- **What is expected**
Quote every line below exactly and skip any picture.
[Begin Dataset section]
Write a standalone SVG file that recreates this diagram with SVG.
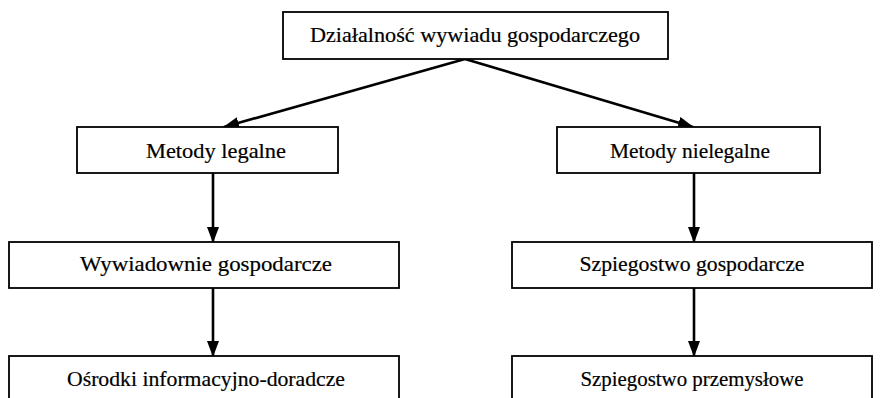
<svg xmlns="http://www.w3.org/2000/svg" width="890" height="398" viewBox="0 0 890 398">
<style>
.box{fill:#fff;stroke:#000;stroke-width:1.8}
.t{font-family:"Liberation Serif","Times New Roman",serif;font-size:21px;fill:#000;text-anchor:middle;stroke:#000;stroke-width:0.2}
.c{stroke:#000;stroke-width:2.6;fill:none;marker-end:url(#ah)}
</style>
<defs>
<marker id="ah" markerWidth="16" markerHeight="12" refX="15" refY="6" orient="auto" markerUnits="userSpaceOnUse">
<path d="M0,0 L16,6 L0,12 Z" fill="#000"/>
</marker>
</defs>
<rect width="890" height="398" fill="#fff"/>
<g id="connectors">
<line class="c" x1="465" y1="59" x2="224" y2="127"/>
<line class="c" x1="465" y1="59" x2="693" y2="127"/>
<line class="c" x1="213" y1="173" x2="213" y2="242"/>
<line class="c" x1="694" y1="173" x2="694" y2="242"/>
<line class="c" x1="213" y1="288" x2="213" y2="356"/>
<line class="c" x1="694" y1="288" x2="694" y2="356"/>
</g>
<g id="n1"><rect class="box" x="283" y="12" width="385" height="47"/><text class="t" x="475" y="42" textLength="330" lengthAdjust="spacingAndGlyphs">Działalność wywiadu gospodarczego</text></g>
<g id="n2"><rect class="box" x="77" y="127" width="261" height="46"/><text class="t" x="216" y="158" textLength="140" lengthAdjust="spacingAndGlyphs">Metody legalne</text></g>
<g id="n3"><rect class="box" x="557" y="127" width="263" height="46"/><text class="t" x="690" y="158" textLength="160" lengthAdjust="spacingAndGlyphs">Metody nielegalne</text></g>
<g id="n4"><rect class="box" x="9" y="242" width="390" height="46"/><text class="t" x="206" y="271" textLength="252" lengthAdjust="spacingAndGlyphs">Wywiadownie gospodarcze</text></g>
<g id="n5"><rect class="box" x="512" y="242" width="360" height="46"/><text class="t" x="692" y="271" textLength="225" lengthAdjust="spacingAndGlyphs">Szpiegostwo gospodarcze</text></g>
<g id="n6"><rect class="box" x="9" y="356" width="390" height="50"/><text class="t" x="206" y="386" textLength="278" lengthAdjust="spacingAndGlyphs">Ośrodki informacyjno-doradcze</text></g>
<g id="n7"><rect class="box" x="512" y="356" width="360" height="50"/><text class="t" x="692" y="386" textLength="223" lengthAdjust="spacingAndGlyphs">Szpiegostwo przemysłowe</text></g>
</svg>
[End Dataset section]
- **Task output**
Write a standalone SVG file that recreates this diagram with SVG.
<svg xmlns="http://www.w3.org/2000/svg" width="890" height="398" viewBox="0 0 890 398">
<style>
.box{fill:#fff;stroke:#000;stroke-width:1.8}
.t{font-family:"Liberation Serif","Times New Roman",serif;font-size:21px;fill:#000;text-anchor:middle;stroke:#000;stroke-width:0.2}
.c{stroke:#000;stroke-width:2.6;fill:none;marker-end:url(#ah)}
</style>
<defs>
<marker id="ah" markerWidth="16" markerHeight="12" refX="15" refY="6" orient="auto" markerUnits="userSpaceOnUse">
<path d="M0,0 L16,6 L0,12 Z" fill="#000"/>
</marker>
</defs>
<rect width="890" height="398" fill="#fff"/>
<g id="connectors">
<line class="c" x1="465" y1="59" x2="224" y2="127"/>
<line class="c" x1="465" y1="59" x2="693" y2="127"/>
<line class="c" x1="213" y1="173" x2="213" y2="242"/>
<line class="c" x1="694" y1="173" x2="694" y2="242"/>
<line class="c" x1="213" y1="288" x2="213" y2="356"/>
<line class="c" x1="694" y1="288" x2="694" y2="356"/>
</g>
<g id="n1"><rect class="box" x="283" y="12" width="385" height="47"/><text class="t" x="475" y="42" textLength="330" lengthAdjust="spacingAndGlyphs">Działalność wywiadu gospodarczego</text></g>
<g id="n2"><rect class="box" x="77" y="127" width="261" height="46"/><text class="t" x="216" y="158" textLength="140" lengthAdjust="spacingAndGlyphs">Metody legalne</text></g>
<g id="n3"><rect class="box" x="557" y="127" width="263" height="46"/><text class="t" x="690" y="158" textLength="160" lengthAdjust="spacingAndGlyphs">Metody nielegalne</text></g>
<g id="n4"><rect class="box" x="9" y="242" width="390" height="46"/><text class="t" x="206" y="271" textLength="252" lengthAdjust="spacingAndGlyphs">Wywiadownie gospodarcze</text></g>
<g id="n5"><rect class="box" x="512" y="242" width="360" height="46"/><text class="t" x="692" y="271" textLength="225" lengthAdjust="spacingAndGlyphs">Szpiegostwo gospodarcze</text></g>
<g id="n6"><rect class="box" x="9" y="356" width="390" height="50"/><text class="t" x="206" y="386" textLength="278" lengthAdjust="spacingAndGlyphs">Ośrodki informacyjno-doradcze</text></g>
<g id="n7"><rect class="box" x="512" y="356" width="360" height="50"/><text class="t" x="692" y="386" textLength="223" lengthAdjust="spacingAndGlyphs">Szpiegostwo przemysłowe</text></g>
</svg>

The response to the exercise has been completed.